Film stranamente non amato dalla critica è invece
Batman II, con Keaton, Danny De Vito nel ruolo del Pinguino, Christopher Walken
alias Max Schreck, spietato uomo d’affari, e una splendida, affascinante,
iper-sexy, tormentata e triste Micelle Pfeiffer nella parte di Cat Woman. La
scena in cui Michelle rotea agilmente fuori da un supermercato, di notte, pochi
istanti prima che l’esplosivo da lei innescato salti in aria e si rivolge agli
attoniti agenti di guardia fissandoli da dietro la maschera e apostrofandoli
con un “Miao!” varrebbe il doppio del biglietto. Ma la pellicola è caldamente
sconsigliata ai minori di ventun’anni e a chi fa uso di psicofarmaci per
l’estremo pessimismo e la desolata solitudine che comunica. Disperata e deprimente
l’esistenza del pinguino, anonima e delirante quella di Batman, schizoide
e frustrata quella di Cat Woman. Il
finale è tutto per lei: “Io vorrei fuggire con te… - dice a Batman – ma non
potrei mai fuggire da me stessa! Non fingere che sia un lieto fine!” Difficile
non innamorarsene, insomma, e il tenero sentimento che anche il più cinico
spettatore è portato dal genio di Burton a provare per lei resta in parte
illuso dall’apparizione dell’eroina, al confine fra inferno e redenzione, sopra
una fosca luna invernale, dopo l’annientamento dei malvagi, sempre che Batman
rappresenti il bene, non dimentichiamocelo.
Insomma, la tormentata epoca moderna, il crollo
degli ideali e il nichilismo profetizzato non poteva trovare miglior cantore.
Tim Burton non è solo un regista di talento, è uno dei più grandi “artisti
globali” contemporanei. Ogni cosa, nei suoi film, ha un fine, ogni cosa è
strumentalizzata per fomentare una “ideologia dark”.

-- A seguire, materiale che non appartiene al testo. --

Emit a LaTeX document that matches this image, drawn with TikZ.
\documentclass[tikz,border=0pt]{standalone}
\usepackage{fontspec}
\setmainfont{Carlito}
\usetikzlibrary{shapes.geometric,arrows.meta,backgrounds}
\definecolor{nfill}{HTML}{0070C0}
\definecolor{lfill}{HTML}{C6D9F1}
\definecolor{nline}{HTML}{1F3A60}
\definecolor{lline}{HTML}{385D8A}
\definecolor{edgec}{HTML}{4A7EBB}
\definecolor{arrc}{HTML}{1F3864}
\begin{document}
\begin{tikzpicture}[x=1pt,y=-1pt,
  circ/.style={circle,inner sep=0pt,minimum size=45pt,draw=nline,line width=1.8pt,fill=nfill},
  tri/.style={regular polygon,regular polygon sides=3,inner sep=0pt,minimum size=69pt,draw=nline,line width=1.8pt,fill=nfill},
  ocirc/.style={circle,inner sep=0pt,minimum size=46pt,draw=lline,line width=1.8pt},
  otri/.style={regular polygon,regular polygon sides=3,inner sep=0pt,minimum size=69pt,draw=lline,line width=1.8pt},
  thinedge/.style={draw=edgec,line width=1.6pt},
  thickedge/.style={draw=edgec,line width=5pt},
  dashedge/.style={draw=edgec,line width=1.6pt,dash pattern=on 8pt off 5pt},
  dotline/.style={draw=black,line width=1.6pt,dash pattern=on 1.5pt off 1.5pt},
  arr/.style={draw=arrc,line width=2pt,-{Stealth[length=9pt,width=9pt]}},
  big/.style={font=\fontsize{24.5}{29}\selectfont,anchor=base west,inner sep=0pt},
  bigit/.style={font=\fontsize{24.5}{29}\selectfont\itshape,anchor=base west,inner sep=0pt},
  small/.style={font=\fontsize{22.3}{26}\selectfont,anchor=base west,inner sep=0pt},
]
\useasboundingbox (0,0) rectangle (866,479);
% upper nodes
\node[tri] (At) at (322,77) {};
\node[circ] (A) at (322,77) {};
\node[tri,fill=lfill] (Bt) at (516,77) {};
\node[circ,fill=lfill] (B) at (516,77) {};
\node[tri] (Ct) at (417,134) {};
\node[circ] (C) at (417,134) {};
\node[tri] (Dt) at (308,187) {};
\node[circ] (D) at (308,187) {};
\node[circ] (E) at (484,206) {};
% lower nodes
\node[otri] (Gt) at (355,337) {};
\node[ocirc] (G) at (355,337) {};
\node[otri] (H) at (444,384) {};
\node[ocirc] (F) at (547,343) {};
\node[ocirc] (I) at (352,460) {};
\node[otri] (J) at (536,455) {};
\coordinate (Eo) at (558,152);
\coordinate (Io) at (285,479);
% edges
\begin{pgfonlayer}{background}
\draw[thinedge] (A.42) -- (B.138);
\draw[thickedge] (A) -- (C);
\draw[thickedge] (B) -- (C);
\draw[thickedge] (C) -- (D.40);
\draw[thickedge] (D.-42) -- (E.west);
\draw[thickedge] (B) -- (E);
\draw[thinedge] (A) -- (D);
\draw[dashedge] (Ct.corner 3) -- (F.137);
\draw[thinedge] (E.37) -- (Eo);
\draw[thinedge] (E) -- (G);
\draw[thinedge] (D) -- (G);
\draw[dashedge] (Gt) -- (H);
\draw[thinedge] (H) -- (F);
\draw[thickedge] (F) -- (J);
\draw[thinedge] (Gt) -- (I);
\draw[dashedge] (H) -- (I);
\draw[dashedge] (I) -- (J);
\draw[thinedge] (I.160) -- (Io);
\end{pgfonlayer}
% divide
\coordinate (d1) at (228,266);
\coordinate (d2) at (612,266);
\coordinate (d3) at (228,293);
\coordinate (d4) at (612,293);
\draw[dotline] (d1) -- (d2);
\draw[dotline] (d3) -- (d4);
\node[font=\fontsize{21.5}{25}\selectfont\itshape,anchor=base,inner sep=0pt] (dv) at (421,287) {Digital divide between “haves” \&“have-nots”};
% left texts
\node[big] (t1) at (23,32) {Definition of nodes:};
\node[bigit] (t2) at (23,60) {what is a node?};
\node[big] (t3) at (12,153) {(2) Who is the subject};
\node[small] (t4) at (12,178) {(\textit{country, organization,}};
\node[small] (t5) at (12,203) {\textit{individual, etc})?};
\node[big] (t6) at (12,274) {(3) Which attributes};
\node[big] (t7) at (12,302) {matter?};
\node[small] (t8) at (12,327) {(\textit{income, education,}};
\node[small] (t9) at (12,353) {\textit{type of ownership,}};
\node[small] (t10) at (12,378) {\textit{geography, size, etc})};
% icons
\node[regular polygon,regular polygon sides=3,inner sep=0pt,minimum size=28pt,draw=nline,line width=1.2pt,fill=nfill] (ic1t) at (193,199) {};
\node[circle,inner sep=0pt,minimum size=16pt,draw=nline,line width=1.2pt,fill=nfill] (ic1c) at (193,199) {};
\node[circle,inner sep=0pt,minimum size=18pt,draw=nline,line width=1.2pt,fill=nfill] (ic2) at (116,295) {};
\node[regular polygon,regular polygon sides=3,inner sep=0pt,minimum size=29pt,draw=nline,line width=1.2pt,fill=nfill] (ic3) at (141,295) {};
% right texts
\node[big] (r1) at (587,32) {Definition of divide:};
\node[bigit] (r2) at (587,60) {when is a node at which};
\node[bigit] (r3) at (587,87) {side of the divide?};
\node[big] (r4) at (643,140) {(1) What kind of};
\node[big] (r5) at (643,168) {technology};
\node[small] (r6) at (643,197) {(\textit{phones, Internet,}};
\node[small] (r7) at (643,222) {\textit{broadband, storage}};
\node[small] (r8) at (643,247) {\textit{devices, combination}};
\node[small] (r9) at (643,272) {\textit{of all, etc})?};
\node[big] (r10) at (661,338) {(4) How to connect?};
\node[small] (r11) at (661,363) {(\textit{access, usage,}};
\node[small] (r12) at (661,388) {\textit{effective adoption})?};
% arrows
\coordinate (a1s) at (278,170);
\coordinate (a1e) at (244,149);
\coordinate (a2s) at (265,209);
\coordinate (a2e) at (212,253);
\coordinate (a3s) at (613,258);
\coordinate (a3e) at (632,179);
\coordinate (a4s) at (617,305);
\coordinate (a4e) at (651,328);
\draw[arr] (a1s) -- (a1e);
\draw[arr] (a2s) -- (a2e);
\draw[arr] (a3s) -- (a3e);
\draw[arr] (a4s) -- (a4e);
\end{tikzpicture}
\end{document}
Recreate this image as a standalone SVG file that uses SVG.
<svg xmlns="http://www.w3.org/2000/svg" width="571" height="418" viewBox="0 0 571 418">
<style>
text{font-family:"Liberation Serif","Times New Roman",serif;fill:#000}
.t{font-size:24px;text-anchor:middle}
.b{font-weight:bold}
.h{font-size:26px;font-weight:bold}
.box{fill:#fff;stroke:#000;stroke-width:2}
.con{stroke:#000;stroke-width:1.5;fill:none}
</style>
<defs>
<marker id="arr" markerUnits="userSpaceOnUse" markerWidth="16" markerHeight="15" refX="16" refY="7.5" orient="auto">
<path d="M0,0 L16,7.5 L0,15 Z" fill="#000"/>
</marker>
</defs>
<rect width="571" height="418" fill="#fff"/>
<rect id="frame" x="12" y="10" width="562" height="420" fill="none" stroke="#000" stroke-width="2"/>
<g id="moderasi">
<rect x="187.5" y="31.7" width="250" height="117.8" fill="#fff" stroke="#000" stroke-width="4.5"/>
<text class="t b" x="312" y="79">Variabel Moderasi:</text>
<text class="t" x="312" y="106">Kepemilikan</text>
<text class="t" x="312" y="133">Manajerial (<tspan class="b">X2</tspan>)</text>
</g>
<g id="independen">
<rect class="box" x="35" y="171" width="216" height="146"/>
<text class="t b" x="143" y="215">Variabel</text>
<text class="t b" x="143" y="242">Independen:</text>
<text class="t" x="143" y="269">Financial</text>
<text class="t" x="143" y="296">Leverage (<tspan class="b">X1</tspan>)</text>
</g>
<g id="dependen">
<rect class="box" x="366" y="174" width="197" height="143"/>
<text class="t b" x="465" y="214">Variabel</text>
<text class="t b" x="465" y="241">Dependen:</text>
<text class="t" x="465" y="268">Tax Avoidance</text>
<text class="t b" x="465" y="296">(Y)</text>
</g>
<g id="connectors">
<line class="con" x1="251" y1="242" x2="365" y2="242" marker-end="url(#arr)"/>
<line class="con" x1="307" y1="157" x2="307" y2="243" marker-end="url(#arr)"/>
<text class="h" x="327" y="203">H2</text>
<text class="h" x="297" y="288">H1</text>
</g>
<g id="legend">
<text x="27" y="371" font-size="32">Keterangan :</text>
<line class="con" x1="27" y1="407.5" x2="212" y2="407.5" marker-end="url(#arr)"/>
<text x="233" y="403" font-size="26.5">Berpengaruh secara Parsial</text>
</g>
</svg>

Allontanato dalle grandi produzioni dopo lo scarso
successo di pubblico di Batman II, per molti troppo angosciante, prima
confeziona “Nightmare Before Christmass” e recentemente “Il mistero di Sleepy
Hollow”, con un nosferatu come Christopher Lee!
Big Fish:
Quando il pesce è troppo grosso per lo stagno della vita
“La
cosa importante non è come vivrete la vostra vita, ma ciò che conta è come la
racconterete, a voi stessi e agli altri”. Così recitava il finale di un film di
Ozpetek. E così sembra modulare la propria esistenza il protagonista di “Big
Fish”, l’ultimo visionario film di Tim Burton, doppiamente interpretato da Ewan
McGregor, nei racconti di gioventù, e da Albert Finney, nella fine della sua
vita. Film che procede su questo magico equilibrio tra realtà e finzione, dove
tutto si mescola e si colora e mostra doppiamente la sua doppia faccia, dove
forse la verità vera è quella che uno si sa inventare. Un film popolato di
freaks, nani e giganti, grottesche creature fuori luogo che costituiscono da
sempre l’universo cinefilo di Tim Burton. Pesce troppo grande per la pozza dov’è nato, cresciuto troppo
rapidamente e a dismisura (nel fisico, dice il racconto, nella mente,
nell’animo, nel desiderio dice la realtà quotidiana) Big Fish s’incammina in
una serie d’avventure dove regna l’immaginario, dove si capita in paesi
perfetti, ma sempre troppo presto o troppo tardi, dove si diventa lupi mannari
se si è troppo soli ed incompresi, dove per amore si può compiere qualunque
cosa e le streghe predicono la tua fine. Proprio come aveva i colori della
favola “Edward mani di forbice”, una favola che i diversi dovevano vivere
secondo il loro modo.
Se nel regno della fantasia il film di Tim Burton dà
il suo meglio, scatenando l’immaginazione fuori da ogni confine e con un
caleidoscopio di richiami cinefili (non ultimo Fellini), in quello della
realtà, inevitabile e persistente specchio di paragone, mostra qualche limite
lasciando sempre la lacrimuccia in agguato e una spiegazione di troppo. “Big
Fish” resta tuttavia uno dei più originali ed interessanti film di questa prima
metà del 2004, godibile ed al contempo toccante nel mostrare la ricerca di un
modo di vivere in un mondo deforme dove l’anelito ad essere diversi, più
grandi, più sognatori, continua a sospingerti, come Tim Burton ha sempre
raccontato, da Batman a Ed Wood, e come forse è egli stesso.